Settlement in Australia is centrifugal. Cities cling to the rim of the island-continent. As a result the interior possesses a perpetual and primal allure. An expedition by the Prussian explorer Ludwig Leichhardt (who disappeared in the Australian desert in 1848) provided the inspiration for Patrick White’s 1957 novel, Voss, about a doomed attempt to cross the continent. ‘Every man has a genius,’ says Voss at one point. ‘Though it is not always discoverable. Least of all when choked by the trivialities of daily existence. But in this disturbing country, so far as I have become acquainted with it already, it is possible more easily to discard the inessential and to attempt the infinite. You will be burnt up most likely … but you will realise that genius.’ Voss, here, is the mouthpiece for White’s sense of his own heroic artistic endeavours – but he might also be commenting on Parke’s photographic odyssey.

A simple comparison brings out the scale and clarity of Parke’s undertaking. When the Goncourt brothers travelled from Paris to sunny Rome for a few weeks in 1867 they quickly became ‘nostalgic for grey’. Of his own trip, Parke has said that no single moment made as deep an impression on him as the protracted experience of not seeing a cloud for three months. ‘It felt’, he said, ‘like we had slid from the face of the earth and ended up in some future world.’ This, then, was a journey not to a heart of darkness but to the heart of light. And whereas Voss fails to cross the continent, or to find any sign of the inland sea mythically imagined to lie at the core of any arid country, Parke offers documentary proof that it exists: in the form of a small water tank in the middle of the outback. Someone is diving into the water as if, in some scorched future, this is all that remains of the untamed seas of The Seventh Wave.

With their starkness and intense expressivity some of the photographs in Minutes to Midnight are reminiscent of work by Michael Ackerman. Like Ackerman, Parke is interested in the emotional or psychological contours of a scene or event. In his recent work Ackerman has pushed further, into the realm of what he terms ‘fiction’. The specifics of where he ends up make no difference. Not nearly so solipsistic, Parke is profoundly attached – in his working life – to one place and one place only: Australia. And whereas, for Ackerman, the intensity and distortion in the pictures is less a response to where he finds himself than a default setting, Parke, in the bush, discovered a place where the technical extremes that his work tends towards were demanded by the subject matter. It is as if, in the outback, there is nowhere for life to hide; it is always and constantly exposed, raw. Storms, when they come, are of an intensity that is devastating, biblical.

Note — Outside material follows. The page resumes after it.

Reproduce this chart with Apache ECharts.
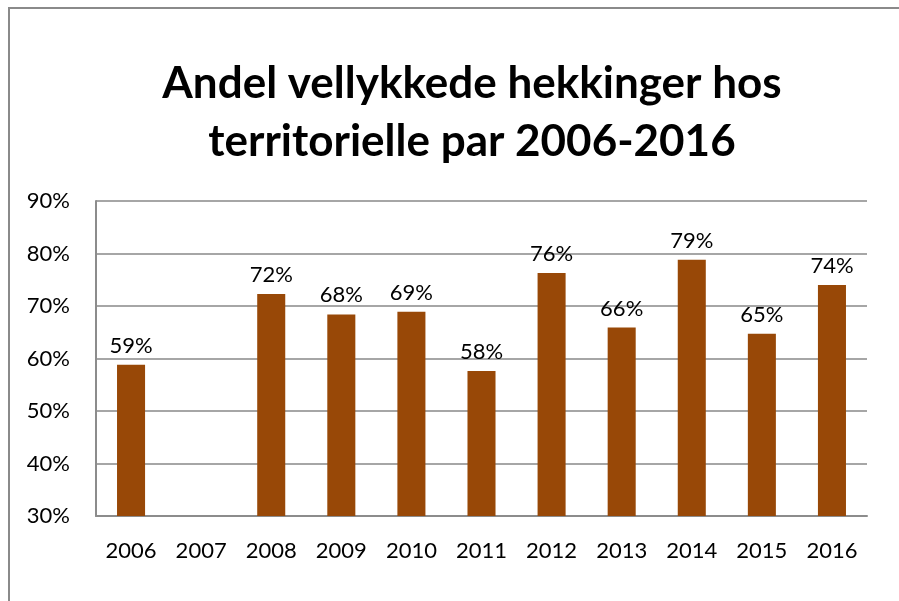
<!DOCTYPE html>
<html>
<head>
<meta charset="utf-8">
<script src="https://cdn.jsdelivr.net/npm/echarts@6/dist/echarts.min.js"></script>
<style>
  html, body { margin: 0; padding: 0; background: #fff; }
  #chart { width: 899px; height: 601px; }
</style>
</head>
<body>
<div id="chart"></div>
<script>
// år og andel vellykkede hekkinger (%)
const years = ['2006', '2007', '2008', '2009', '2010', '2011', '2012', '2013', '2014', '2015', '2016']
const values = [58.8, 29.7, 72.3, 68.4, 68.9, 57.6, 76.3, 65.9, 78.8, 64.7, 74.0]
const yTicks = [30, 40, 50, 60, 70, 80, 90]

const chart = echarts.init(document.getElementById('chart'))
const font = 'Lato, "Open Sans", sans-serif'

const option = {
  animation: false,
  textStyle: { fontFamily: font },
  title: {
    text: 'Andel vellykkede hekkinger hos\nterritorielle par 2006-2016',
    left: 467,
    top: 50,
    textAlign: 'center',
    textStyle: {
      fontFamily: font,
      fontWeight: 'bold',
      fontSize: 44,
      lineHeight: 58,
      color: '#000'
    }
  },
  // ytre ramme rundt diagrammet
  graphic: [{
    type: 'rect',
    shape: { x: 9, y: 8, width: 1000, height: 800 },
    style: { fill: null, stroke: '#8a8a8a', lineWidth: 2 },
    silent: true
  }],
  grid: {
    left: 96,
    right: 32,
    top: 201,
    bottom: 85,
    containLabel: false
  },
  xAxis: {
    type: 'category',
    data: years,
    axisTick: { show: false },
    axisLine: { lineStyle: { color: '#8c8c8c', width: 2 } },
    axisLabel: { color: '#000', fontSize: 22, margin: 24, fontFamily: font }
  },
  yAxis: {
    type: 'value',
    min: yTicks[0],
    max: yTicks[yTicks.length - 1],
    interval: 10,
    axisLine: { show: true, lineStyle: { color: '#8c8c8c', width: 2 } },
    axisTick: { show: false },
    splitLine: { lineStyle: { color: '#a6a6a6', width: 2 } },
    axisLabel: {
      color: '#000',
      fontSize: 22,
      margin: 26,
      fontFamily: font,
      formatter: v => v + '%'
    }
  },
  series: [{
    type: 'bar',
    data: values,
    barWidth: '40%',
    itemStyle: { color: '#984807' },
    label: {
      show: true,
      position: 'top',
      distance: 8,
      color: '#000',
      fontSize: 22,
      fontFamily: font,
      formatter: p => (p.value < yTicks[0] ? '' : Math.round(p.value) + '%')
    }
  }]
}

chart.setOption(option)
</script>
</body>
</html>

In the American west contemporary photographers often tread consciously in the wake of illustrious predecessors such as Timothy O’Sullivan, who accompanied the great surveys that set out to map the country. In Australia the early expeditions were undocumented by photographers. What was discovered, in the absence of the picturesque, the spectacular or distinctive, was a daunting extent of emptiness. As a result, these expeditions were largely invisible affairs. Parke, of course, is by no means the first to make good this lack. But his method is one that shares an unlikely affinity with the kind of experience recorded in the journals of those early explorers. The lack of conventional ‘sights’ or landmarks meant that these journals lacked obvious narrative direction. So, asks the writer Paul Carter in his book Living in a New Country, ‘What is it that gives the discontinuous aggregation of details its narrative direction?’ The answer – but note, first, the concise characterisation of the typical photographic journey à la Frank contained by that question – is that the true subject of these explorer writings is ‘historical space – spatiality as historical experience’. Or, to put it in terms borrowed from the fictional explorer, Voss, infinity as glimpsed at a particular moment in time or history.

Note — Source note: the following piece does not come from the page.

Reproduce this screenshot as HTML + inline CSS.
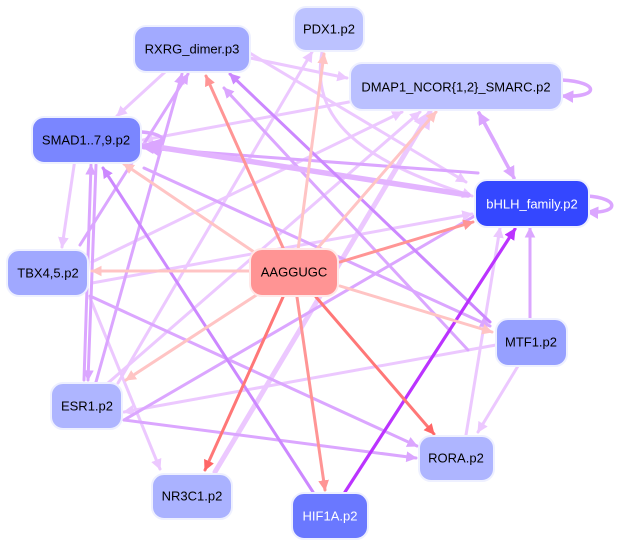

At this point it is worth re-emphasising that Parke is a member of Magnum. In some ways the opportunities for photojournalism no longer exist in the way that they did for Robert Capa, W. Eugene Smith or Larry Burrows in the various heydays of Life and Time magazines. While it is tempting to lament the decline of photojournalism of the sort traditionally associated with Magnum the recruitment of people like Parke, Martin Parr and Alec Soth has been crucial in preventing it from becoming a kind of heritage agency whose members can be relied on to stamp stories with the photographic equivalent of a heraldic seal. Perhaps the most noticeable recent development in photojournalism – a development coupled with the decline of Life-like magazines and the subsequent increase in opportunities for the presentation and sale of photography as art – is for more intensely and varied subjective responses to events and places. Needless to say, this complicates but does not undermine the documentary imperative to bear witness, to report back on what one saw at a particular time, in a certain place.

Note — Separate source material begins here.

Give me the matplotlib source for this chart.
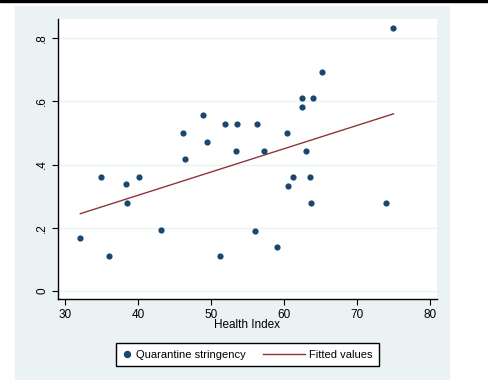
import numpy as np
import matplotlib
matplotlib.use("Agg")
from matplotlib import pyplot as plt
from matplotlib.patches import Rectangle
from matplotlib.lines import Line2D
from matplotlib.legend_handler import HandlerBase

# data
health = [32.1, 34.9, 36.0, 38.4, 38.5, 40.2, 43.1, 46.1, 46.4, 48.9,
          49.5, 51.3, 51.9, 53.5, 53.4, 56.0, 56.3, 57.2, 59.0, 60.4,
          60.6, 61.2, 62.4, 62.5, 63.0, 63.5, 63.7, 64.0, 65.2, 74.0, 75.0]
stringency = [0.167, 0.360, 0.111, 0.339, 0.277, 0.360, 0.194, 0.500, 0.416, 0.555,
              0.471, 0.111, 0.527, 0.527, 0.444, 0.190, 0.527, 0.444, 0.138, 0.500,
              0.332, 0.360, 0.582, 0.610, 0.444, 0.360, 0.277, 0.610, 0.694, 0.277, 0.833]
xticks = [30, 40, 50, 60, 70, 80]
yticks = [0, 0.2, 0.4, 0.6, 0.8]
ylabels = ["0", ".2", ".4", ".6", ".8"]

navy = "#1a476f"
maroon = "#90353b"
bg = "#eaf2f3"

plt.rcParams['font.family'] = ['Liberation Sans', 'DejaVu Sans']

W, H = 488, 380
fig = plt.figure(figsize=(W / 100, H / 100), dpi=100, facecolor="white")

# Stata-style outer panel and top bar
fig.add_artist(Rectangle((15 / W, 0), (449 - 15) / W, (H - 6) / H,
                         transform=fig.transFigure, color=bg, zorder=-5))
fig.add_artist(Rectangle((0, (H - 2) / H), 1, 2 / H,
                         transform=fig.transFigure, color="black", zorder=-5))

ax = fig.add_axes([58 / W, (H - 299) / H, (437 - 58) / W, (299 - 19) / H])
ax.set_facecolor("white")

# linear fit
slope, intercept = np.polyfit(health, stringency, 1)
xs = np.array([min(health), max(health)])

ax.scatter(health, stringency, s=20, color=navy, zorder=3, linewidths=0)
ax.plot(xs, intercept + slope * xs, color=maroon, lw=1.0, zorder=2)

ax.set_xlim(29.04, 80.96)
ax.set_ylim(-0.025, 0.86)
ax.set_xticks(xticks)
ax.set_yticks(yticks)
ax.set_yticklabels(ylabels, rotation=90, va="center")
for yt in yticks:
    ax.axhline(yt, color=bg, lw=1.0, zorder=1)

for s in ["top", "right"]:
    ax.spines[s].set_visible(False)
for s in ["left", "bottom"]:
    ax.spines[s].set_linewidth(1.0)
    ax.spines[s].set_color("black")
ax.tick_params(direction="out", length=4, width=0.8, labelsize=8.5, pad=3)
ax.set_xlabel("Health Index", fontsize=8.5, labelpad=-1)


# legend line handle drawn wider than the (short) handle box, to the left
class WideLine(HandlerBase):
    def create_artists(self, legend, orig, xdescent, ydescent, width, height, fontsize, trans):
        x1 = -xdescent + width
        y = height / 2 - ydescent
        ln = Line2D([x1 - 30, x1], [y, y], color=orig.get_color(), lw=orig.get_linewidth())
        ln.set_transform(trans)
        return [ln]


fit_handle = Line2D([], [], color=maroon, lw=1.0)
handles = [Line2D([], [], marker="o", ls="none", color=navy, markersize=4.3), fit_handle]
leg = fig.legend(handles, ["Quarantine stringency", "Fitted values"],
                 loc="center", bbox_to_anchor=(247.5 / W, 25.5 / H), ncol=2,
                 fontsize=8, frameon=True, fancybox=False, edgecolor="black",
                 framealpha=1, handlelength=0.8, columnspacing=4.5, borderpad=0.55,
                 handletextpad=0.4, borderaxespad=0, handler_map={fit_handle: WideLine()})
leg.get_frame().set_linewidth(1.0)

fig.savefig("out.png", dpi=100, facecolor="white")
print(slope, intercept)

The reportage in Minutes to Midnight is of a highly personal and elemental kind: events, people and places as they are chanced upon and as they appear, not in the face of a looming deadline, but in the perma-glare of the outback. Take the well-known picture of Aboriginals hanging out in the street outside the Club Hotel, Wiluna. The hotel sign reads ‘Welcome to Paradise’. Plenty of photographers have exploited the ironic gap between the boasts made by billboards or signs and the way that the surrounding reality falls short of those claims. In this sad place irony seems an alien luxury, an exotic import, and the gap is as vast and arid as a desert. And it’s not just irony that is lacking. The moment caught in this shot of paradise and the wreckage strewn around it is devoid, also, of the kind of split-second urgency that characterises Capa’s famous D-Day photographs. What we get, in this shattered paradise, is the depiction of a state in which what might be expected to be a matter of urgent attention has become a permanent condition of existence, one marked by the complete erosion of any notion of urgency. Like many of Parke’s photographs it is beyond news. It looks as if it could have been taken the day after tomorrow, in the aftermath of history.